Imho, ALL religions are manmade and equally valid or invalid depending on how they conduct themselves toward everyone else. Ecumenism is the only correct form of conduct to nonbelievers. There is no resolution to an argument over which religion is "right" and which is "wrong": only principles of justice can determine if religious behavior is allowable. And only an ecumenical outlook prevents doctrines of exclusivity from taking hold upon our thinking. Of course you believe Mormonism is THE truth that all must eventually embrace, or be cast into lesser realms of "glory" (or even hell). It's the oldest form of religious bigotry in the world. It starts out polite. But over time it morphs into the "Hebrew" kind of exclusive "chosen people" status that plagues the Middle East today. And that religious mentality IS what powers the believers who resort to terrorism. The seeds are the "us and them" attitude. And then it slowly grows into the actions we used to see in Christians on crusade. Muslims on jihad are still "medieval" in their religious thinking. Mormons are still too new at this "we are the chosen people" assertion to be a danger to anyone, yet....

Dude you have no idea.

I was an atheist when I found Mormonism. I thought that Mormons worshiped some saints who were Indians- and those Indians were from the latter days.

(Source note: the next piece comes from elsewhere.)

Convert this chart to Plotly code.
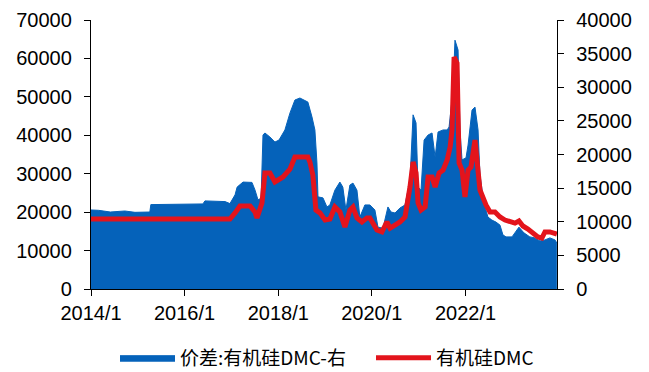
import plotly.graph_objects as go

# 价差:有机硅DMC (right axis)
spread_dates = [
    "2014-01-01", "2014-03-01", "2014-06-01", "2014-09-22", "2014-12-10", "2015-04-05",
    "2015-04-13", "2016-05-23", "2016-06-08", "2016-11-12", "2016-12-20", "2017-01-29",
    "2017-02-14", "2017-04-01", "2017-06-10", "2017-07-04", "2017-07-27", "2017-08-20",
    "2017-09-04", "2017-09-19", "2017-10-28", "2017-12-06", "2018-01-07", "2018-02-22",
    "2018-04-02", "2018-05-11", "2018-06-19", "2018-08-20", "2018-09-21", "2018-10-14",
    "2018-10-30", "2018-11-07", "2018-12-16", "2019-01-16", "2019-02-08", "2019-03-19",
    "2019-04-27", "2019-05-20", "2019-06-13", "2019-07-14", "2019-08-07", "2019-09-07",
    "2019-09-30", "2019-11-08", "2019-12-17", "2020-01-25", "2020-02-18", "2020-03-28",
    "2020-05-06", "2020-05-30", "2020-06-30", "2020-08-08", "2020-09-16", "2020-10-10",
    "2020-10-25", "2020-11-18", "2020-12-11", "2020-12-27", "2021-01-19", "2021-02-12",
    "2021-03-15", "2021-04-15", "2021-05-09", "2021-06-01", "2021-07-10", "2021-08-11",
    "2021-08-26", "2021-09-26", "2021-10-11", "2021-11-04", "2021-11-19", "2021-12-05",
    "2022-01-05", "2022-01-21", "2022-02-21", "2022-03-16", "2022-04-09", "2022-04-24",
    "2022-05-25", "2022-06-25", "2022-07-26", "2022-08-27", "2022-09-27", "2022-10-20",
    "2022-11-13", "2022-12-30", "2023-01-30", "2023-02-22", "2023-04-02", "2023-05-18",
    "2023-06-27", "2023-08-05", "2023-09-13", "2023-10-22", "2023-11-30", "2023-12-15",
]
spread_values = [
    11750, 11700, 11450, 11600, 11400, 11450,
    12550, 12650, 13100, 13000, 12700, 14000,
    15150, 15900, 15850, 14700, 13250, 13500,
    22900, 23200, 22600, 21850, 22150, 23650,
    26150, 28100, 28400, 27800, 25600, 23650,
    18750, 13700, 13550, 12200, 12500, 14700,
    15900, 15150, 11750, 15450, 15750, 14700,
    10700, 12500, 12500, 11750, 9200, 9050,
    12200, 11450, 11300, 12050, 12500, 15150,
    16200, 25900, 24700, 15150, 14700, 22150,
    22900, 23200, 19600, 23350, 23650, 23650,
    24100, 29600, 37000, 35550, 23650, 19200,
    19500, 21400, 26600, 27050, 23650, 16950,
    12800, 10700, 10250, 9950, 9500, 8050,
    7750, 7750, 8500, 9200, 8350, 7750,
    7600, 7150, 7300, 7600, 7300, 6850,
]

# 有机硅DMC (left axis)
dmc_dates = [
    "2014-01-01", "2016-12-20", "2017-01-29", "2017-03-08", "2017-05-26", "2017-07-04",
    "2017-07-19", "2017-08-27", "2017-09-19", "2017-10-28", "2017-12-06", "2018-02-07",
    "2018-04-02", "2018-05-11", "2018-08-20", "2018-09-05", "2018-09-28", "2018-10-22",
    "2018-11-22", "2019-01-01", "2019-02-08", "2019-03-19", "2019-04-27", "2019-06-05",
    "2019-07-14", "2019-08-07", "2019-09-07", "2019-10-16", "2019-11-24", "2019-12-17",
    "2020-02-10", "2020-03-20", "2020-04-28", "2020-05-22", "2020-06-30", "2020-08-08",
    "2020-09-16", "2020-10-10", "2020-10-25", "2020-11-18", "2020-12-11", "2020-12-27",
    "2021-01-19", "2021-02-20", "2021-03-15", "2021-04-15", "2021-05-09", "2021-06-09",
    "2021-07-10", "2021-08-11", "2021-09-03", "2021-09-18", "2021-10-04", "2021-10-27",
    "2021-11-12", "2021-12-05", "2021-12-28", "2022-01-21", "2022-02-13", "2022-03-16",
    "2022-04-09", "2022-04-24", "2022-06-10", "2022-07-11", "2022-08-19", "2022-09-27",
    "2022-11-05", "2022-12-14", "2023-01-22", "2023-02-22", "2023-03-25", "2023-05-03",
    "2023-06-11", "2023-07-20", "2023-08-20", "2023-09-13", "2023-10-22", "2023-11-30",
    "2023-12-15",
]
dmc_values = [
    18200, 18200, 19800, 21600, 21600, 20000,
    18500, 22400, 30200, 30200, 27850, 29150,
    31200, 34350, 34350, 33050, 29650, 20550,
    19800, 17950, 18200, 21350, 20050, 16150,
    20550, 21350, 18500, 17450, 18500, 18500,
    15350, 14850, 17450, 15850, 16650, 17450,
    18750, 23150, 26550, 33050, 30200, 22400,
    20550, 21350, 29150, 29150, 26550, 30200,
    30950, 33550, 36950, 41350, 60350, 58800,
    32800, 30950, 23950, 30950, 31750, 38750,
    30950, 25750, 21850, 20050, 20050, 18750,
    17950, 17450, 17150, 17700, 16400, 15600,
    14550, 13550, 13250, 14850, 14850, 14550,
    14300,
]

tick_dates = ["2014-01-01", "2016-01-01", "2018-01-01", "2020-01-01", "2022-01-01"]
tick_labels = ["2014/1", "2016/1", "2018/1", "2020/1", "2022/1"]

BLUE = "#0562BA"
RED = "#E3141C"
FONT = "Liberation Sans, Arial, sans-serif"

fig = go.Figure()
fig.add_trace(go.Scatter(
    x=spread_dates, y=spread_values, name="价差:有机硅DMC-右",
    mode="lines", fill="tozeroy", fillcolor=BLUE,
    line=dict(color=BLUE, width=1), yaxis="y", legend="legend",
))
fig.add_trace(go.Scatter(
    x=dmc_dates, y=dmc_values, name="有机硅DMC",
    mode="lines", line=dict(color=RED, width=5), yaxis="y2", legend="legend2",
))

axis_common = dict(
    showline=True, linecolor="black", linewidth=1.3, ticks="outside",
    ticklen=6, tickcolor="black", showgrid=False, zeroline=False,
    automargin=False,
    tickfont=dict(family=FONT, size=20, color="black"),
)

legend_common = dict(
    orientation="h", xref="container", xanchor="left",
    yref="container", y=0.038, yanchor="middle",
    font=dict(family="Noto Sans CJK SC", size=19, color="black"),
    itemwidth=55, bgcolor="rgba(0,0,0,0)",
)

fig.update_layout(
    width=649, height=372,
    margin=dict(l=91, r=92, t=20, b=83),
    paper_bgcolor="white", plot_bgcolor="white",
    showlegend=True,
    legend=dict(x=115 / 649, **legend_common),
    legend2=dict(x=371 / 649, **legend_common),
    xaxis=dict(
        type="date", range=["2014-01-01", "2023-12-16"],
        tickvals=tick_dates, ticktext=tick_labels, **axis_common,
    ),
    yaxis=dict(
        side="right", range=[0, 40000], dtick=5000, tickformat="d",
        ticklabelstandoff=8, **axis_common,
    ),
    yaxis2=dict(
        side="left", overlaying="y", range=[0, 70000], dtick=10000, tickformat="d",
        ticklabelstandoff=8, **axis_common,
    ),
)

fig.write_html(
    "out.html",
    config={"displayModeBar": False},
    post_script="document.body.style.margin='0px';",
)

Of course, I knew I was right as an atheist, but I worshiped humanism, and here these guys said that we humans could become like God, and that in fact God was human. Sounded pretty good to me!

Nobody believes what they believe is wrong- the reason they believe it is because they think it is right!

You really should not stereotype or even think you have a clue what others think- because you don't. That, my friend, is bigotry- and you have the nerve to come here and tell me what I thought about the church before I joined?

Please note that you are more dogmatic in your condemnation of Mormon "bigotry" than Mormons ever are. Sorry that we don't see it like you do- because of course YOU are the one who is "right" here, and we are all just stupid provincial boobs.

The irony really is laughable!

I actually like a lot of things you say- but man, are you off base on this one!

It reminds me of the 60's when we were all in our long hair and bell bottoms and tie-died shirts, being non-conformist by wearing a uniform.

We, like you, were being dogmatic about being non-dogmatic.